Monday, October 27, 2008

The big bang smack down

Recently watched a couple of peeps from Salesforce.com give a presentation on their fanfare, reverb for the voice "agile transformation". There were many points to their presentation that made me go "ewww" and "ahhh" but what struck me the hardest was the big bang, all at once approach for the change.

My general opinion is incremental change, prove the new stuff works, and grow teams and projects organically from this. The hassle with this is the still running waterfall projects that will be running when the first agile project is started. No agile project in a normal waterfall shop will start well, it will be a complete disaster, every problem from every project will be exposed in the first few weeks.

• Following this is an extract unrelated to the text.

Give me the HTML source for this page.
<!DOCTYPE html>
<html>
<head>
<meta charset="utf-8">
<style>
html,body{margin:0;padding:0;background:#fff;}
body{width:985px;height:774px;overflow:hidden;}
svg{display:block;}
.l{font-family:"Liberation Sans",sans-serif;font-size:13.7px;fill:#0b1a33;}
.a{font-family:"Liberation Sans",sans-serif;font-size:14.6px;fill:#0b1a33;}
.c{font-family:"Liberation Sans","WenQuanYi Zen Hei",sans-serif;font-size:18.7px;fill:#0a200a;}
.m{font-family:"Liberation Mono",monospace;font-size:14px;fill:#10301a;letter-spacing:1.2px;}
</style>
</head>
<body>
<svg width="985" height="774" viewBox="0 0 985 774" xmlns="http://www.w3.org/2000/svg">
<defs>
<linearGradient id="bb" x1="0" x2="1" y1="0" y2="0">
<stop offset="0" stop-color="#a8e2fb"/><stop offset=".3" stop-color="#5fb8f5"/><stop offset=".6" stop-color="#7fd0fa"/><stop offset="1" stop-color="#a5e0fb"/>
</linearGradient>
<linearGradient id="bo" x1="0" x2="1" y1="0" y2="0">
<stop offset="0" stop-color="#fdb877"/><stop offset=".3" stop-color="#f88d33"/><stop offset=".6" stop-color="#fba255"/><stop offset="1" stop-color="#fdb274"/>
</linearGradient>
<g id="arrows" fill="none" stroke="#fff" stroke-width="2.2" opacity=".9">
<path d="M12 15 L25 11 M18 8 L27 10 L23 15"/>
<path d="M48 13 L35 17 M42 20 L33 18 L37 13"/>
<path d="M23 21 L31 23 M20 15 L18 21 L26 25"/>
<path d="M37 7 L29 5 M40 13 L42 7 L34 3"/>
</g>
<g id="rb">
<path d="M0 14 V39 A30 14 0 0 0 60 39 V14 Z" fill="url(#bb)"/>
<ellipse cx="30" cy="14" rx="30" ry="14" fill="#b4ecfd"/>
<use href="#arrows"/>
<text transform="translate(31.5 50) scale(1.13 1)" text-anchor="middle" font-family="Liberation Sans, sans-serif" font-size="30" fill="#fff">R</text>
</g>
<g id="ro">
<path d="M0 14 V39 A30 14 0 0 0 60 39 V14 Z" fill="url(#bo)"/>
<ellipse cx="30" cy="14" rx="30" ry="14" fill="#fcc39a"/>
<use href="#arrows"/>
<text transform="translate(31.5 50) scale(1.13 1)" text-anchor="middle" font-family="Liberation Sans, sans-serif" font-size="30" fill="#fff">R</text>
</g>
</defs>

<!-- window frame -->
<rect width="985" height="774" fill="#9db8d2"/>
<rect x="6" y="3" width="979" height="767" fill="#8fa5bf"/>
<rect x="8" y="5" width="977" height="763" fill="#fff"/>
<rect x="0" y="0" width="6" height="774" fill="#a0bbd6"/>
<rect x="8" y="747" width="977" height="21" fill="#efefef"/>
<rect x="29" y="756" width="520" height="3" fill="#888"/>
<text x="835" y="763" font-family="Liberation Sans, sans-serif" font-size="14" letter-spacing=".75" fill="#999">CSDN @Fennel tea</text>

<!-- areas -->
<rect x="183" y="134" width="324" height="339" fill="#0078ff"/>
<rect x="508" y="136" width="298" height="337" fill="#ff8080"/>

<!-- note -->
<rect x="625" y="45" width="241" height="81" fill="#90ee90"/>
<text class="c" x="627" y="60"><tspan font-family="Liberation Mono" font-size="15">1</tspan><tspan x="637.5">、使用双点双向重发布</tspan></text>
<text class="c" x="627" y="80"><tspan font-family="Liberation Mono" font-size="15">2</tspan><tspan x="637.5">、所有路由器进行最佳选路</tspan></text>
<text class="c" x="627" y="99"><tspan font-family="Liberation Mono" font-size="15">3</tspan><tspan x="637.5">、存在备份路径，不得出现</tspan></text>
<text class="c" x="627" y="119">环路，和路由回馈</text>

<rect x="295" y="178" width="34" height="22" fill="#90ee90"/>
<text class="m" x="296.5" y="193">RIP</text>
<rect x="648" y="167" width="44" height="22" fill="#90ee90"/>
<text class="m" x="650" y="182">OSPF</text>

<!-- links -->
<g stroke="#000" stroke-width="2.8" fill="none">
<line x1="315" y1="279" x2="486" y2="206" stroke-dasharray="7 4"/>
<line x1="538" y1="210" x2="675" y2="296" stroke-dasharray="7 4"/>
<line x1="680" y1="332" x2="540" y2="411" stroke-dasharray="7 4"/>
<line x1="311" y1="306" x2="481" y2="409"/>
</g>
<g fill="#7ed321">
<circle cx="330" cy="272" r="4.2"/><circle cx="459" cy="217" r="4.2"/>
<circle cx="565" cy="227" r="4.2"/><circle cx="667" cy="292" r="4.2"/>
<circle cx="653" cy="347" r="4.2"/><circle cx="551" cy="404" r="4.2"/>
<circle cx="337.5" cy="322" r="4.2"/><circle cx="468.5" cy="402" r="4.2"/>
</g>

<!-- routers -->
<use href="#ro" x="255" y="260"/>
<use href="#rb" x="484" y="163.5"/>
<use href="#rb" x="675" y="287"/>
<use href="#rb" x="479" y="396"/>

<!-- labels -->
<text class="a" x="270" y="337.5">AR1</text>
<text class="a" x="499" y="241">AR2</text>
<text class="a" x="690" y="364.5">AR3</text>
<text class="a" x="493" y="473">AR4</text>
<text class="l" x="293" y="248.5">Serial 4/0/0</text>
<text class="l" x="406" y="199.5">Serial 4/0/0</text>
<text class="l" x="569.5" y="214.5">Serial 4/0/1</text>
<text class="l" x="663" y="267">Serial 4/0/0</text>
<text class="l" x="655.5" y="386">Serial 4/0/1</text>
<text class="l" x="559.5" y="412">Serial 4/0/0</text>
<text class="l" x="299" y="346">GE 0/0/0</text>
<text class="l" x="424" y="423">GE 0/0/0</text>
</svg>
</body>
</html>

The project will be red - because project managers can only cope with three colours - and everyone up and down the food chain will hate it. The concurrent waterfall projects will be considered a haven of tranquility and good news, not like that *$#@ing agile project. Any team member who isn't comfortable in the new project will want to run back to the good ol' way and they will have the voice - from experience - to let everyone know how crappy the agile project is.

If you do all projects at once, every person and team, then everyone has a crappy time together. There is no "well running waterfall project" (ohh look at that spec, and that Gantt chart, now that's how you deliver software) to turn back to, to compare to, to contrast with. It's all or nothing. Lance the boil. I like it.